-- BEGIN --
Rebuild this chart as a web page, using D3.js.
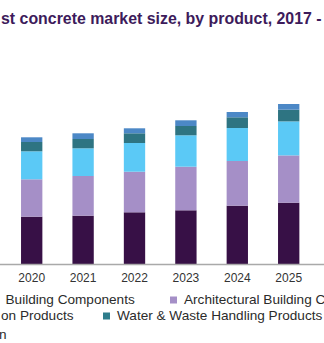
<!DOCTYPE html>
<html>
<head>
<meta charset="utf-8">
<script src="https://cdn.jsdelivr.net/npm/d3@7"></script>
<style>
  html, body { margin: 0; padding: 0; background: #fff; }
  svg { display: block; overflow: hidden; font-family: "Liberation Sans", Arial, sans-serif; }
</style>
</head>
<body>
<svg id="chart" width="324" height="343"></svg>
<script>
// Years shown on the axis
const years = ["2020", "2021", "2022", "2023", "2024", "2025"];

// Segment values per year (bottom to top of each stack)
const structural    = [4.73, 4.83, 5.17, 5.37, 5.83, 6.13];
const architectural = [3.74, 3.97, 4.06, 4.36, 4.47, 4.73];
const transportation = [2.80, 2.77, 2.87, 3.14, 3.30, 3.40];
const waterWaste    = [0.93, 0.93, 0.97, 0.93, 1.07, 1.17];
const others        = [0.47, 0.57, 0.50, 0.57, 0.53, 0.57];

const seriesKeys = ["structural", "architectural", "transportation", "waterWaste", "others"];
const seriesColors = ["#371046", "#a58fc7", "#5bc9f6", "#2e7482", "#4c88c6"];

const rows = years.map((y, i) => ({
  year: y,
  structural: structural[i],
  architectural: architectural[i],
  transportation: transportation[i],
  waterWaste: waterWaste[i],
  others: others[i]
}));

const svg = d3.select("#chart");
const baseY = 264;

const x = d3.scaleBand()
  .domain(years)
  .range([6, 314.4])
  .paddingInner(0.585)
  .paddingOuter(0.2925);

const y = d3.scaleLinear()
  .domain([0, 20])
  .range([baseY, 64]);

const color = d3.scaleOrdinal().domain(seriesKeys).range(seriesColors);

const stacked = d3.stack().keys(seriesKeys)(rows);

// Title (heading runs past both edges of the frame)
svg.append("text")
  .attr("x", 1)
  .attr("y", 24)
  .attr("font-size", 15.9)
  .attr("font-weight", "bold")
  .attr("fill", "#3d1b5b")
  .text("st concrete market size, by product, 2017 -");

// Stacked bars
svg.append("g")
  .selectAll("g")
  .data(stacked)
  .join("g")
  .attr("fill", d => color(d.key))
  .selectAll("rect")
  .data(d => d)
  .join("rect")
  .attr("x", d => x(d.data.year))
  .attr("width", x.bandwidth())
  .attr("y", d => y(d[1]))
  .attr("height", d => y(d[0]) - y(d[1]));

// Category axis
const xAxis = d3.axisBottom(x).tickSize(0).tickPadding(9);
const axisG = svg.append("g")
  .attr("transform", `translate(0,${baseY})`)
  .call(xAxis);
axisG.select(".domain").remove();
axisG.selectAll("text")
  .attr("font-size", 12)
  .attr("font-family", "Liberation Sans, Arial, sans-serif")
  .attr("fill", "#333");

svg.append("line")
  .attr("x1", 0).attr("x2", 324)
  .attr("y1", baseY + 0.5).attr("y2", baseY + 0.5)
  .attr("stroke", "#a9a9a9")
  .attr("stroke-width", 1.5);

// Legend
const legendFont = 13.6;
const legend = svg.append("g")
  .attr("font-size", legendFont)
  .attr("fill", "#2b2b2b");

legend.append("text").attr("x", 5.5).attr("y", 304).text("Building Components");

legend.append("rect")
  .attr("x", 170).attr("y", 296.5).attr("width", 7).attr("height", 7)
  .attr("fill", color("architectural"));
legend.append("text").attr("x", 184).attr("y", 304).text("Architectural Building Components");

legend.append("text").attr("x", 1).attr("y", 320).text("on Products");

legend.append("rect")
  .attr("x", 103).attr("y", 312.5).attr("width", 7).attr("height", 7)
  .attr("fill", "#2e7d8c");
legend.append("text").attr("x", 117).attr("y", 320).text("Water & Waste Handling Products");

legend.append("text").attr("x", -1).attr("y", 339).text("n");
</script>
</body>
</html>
-- END --
**Given exercise:** Pictures excluded, repeat exactly the lines from the top of the material through the line with "const baseY = 264;", including both of those lines.

**Solution for this exercise:**
Rebuild this chart as a web page, using D3.js.
<!DOCTYPE html>
<html>
<head>
<meta charset="utf-8">
<script src="https://cdn.jsdelivr.net/npm/d3@7"></script>
<style>
  html, body { margin: 0; padding: 0; background: #fff; }
  svg { display: block; overflow: hidden; font-family: "Liberation Sans", Arial, sans-serif; }
</style>
</head>
<body>
<svg id="chart" width="324" height="343"></svg>
<script>
// Years shown on the axis
const years = ["2020", "2021", "2022", "2023", "2024", "2025"];

// Segment values per year (bottom to top of each stack)
const structural    = [4.73, 4.83, 5.17, 5.37, 5.83, 6.13];
const architectural = [3.74, 3.97, 4.06, 4.36, 4.47, 4.73];
const transportation = [2.80, 2.77, 2.87, 3.14, 3.30, 3.40];
const waterWaste    = [0.93, 0.93, 0.97, 0.93, 1.07, 1.17];
const others        = [0.47, 0.57, 0.50, 0.57, 0.53, 0.57];

const seriesKeys = ["structural", "architectural", "transportation", "waterWaste", "others"];
const seriesColors = ["#371046", "#a58fc7", "#5bc9f6", "#2e7482", "#4c88c6"];

const rows = years.map((y, i) => ({
  year: y,
  structural: structural[i],
  architectural: architectural[i],
  transportation: transportation[i],
  waterWaste: waterWaste[i],
  others: others[i]
}));

const svg = d3.select("#chart");
const baseY = 264;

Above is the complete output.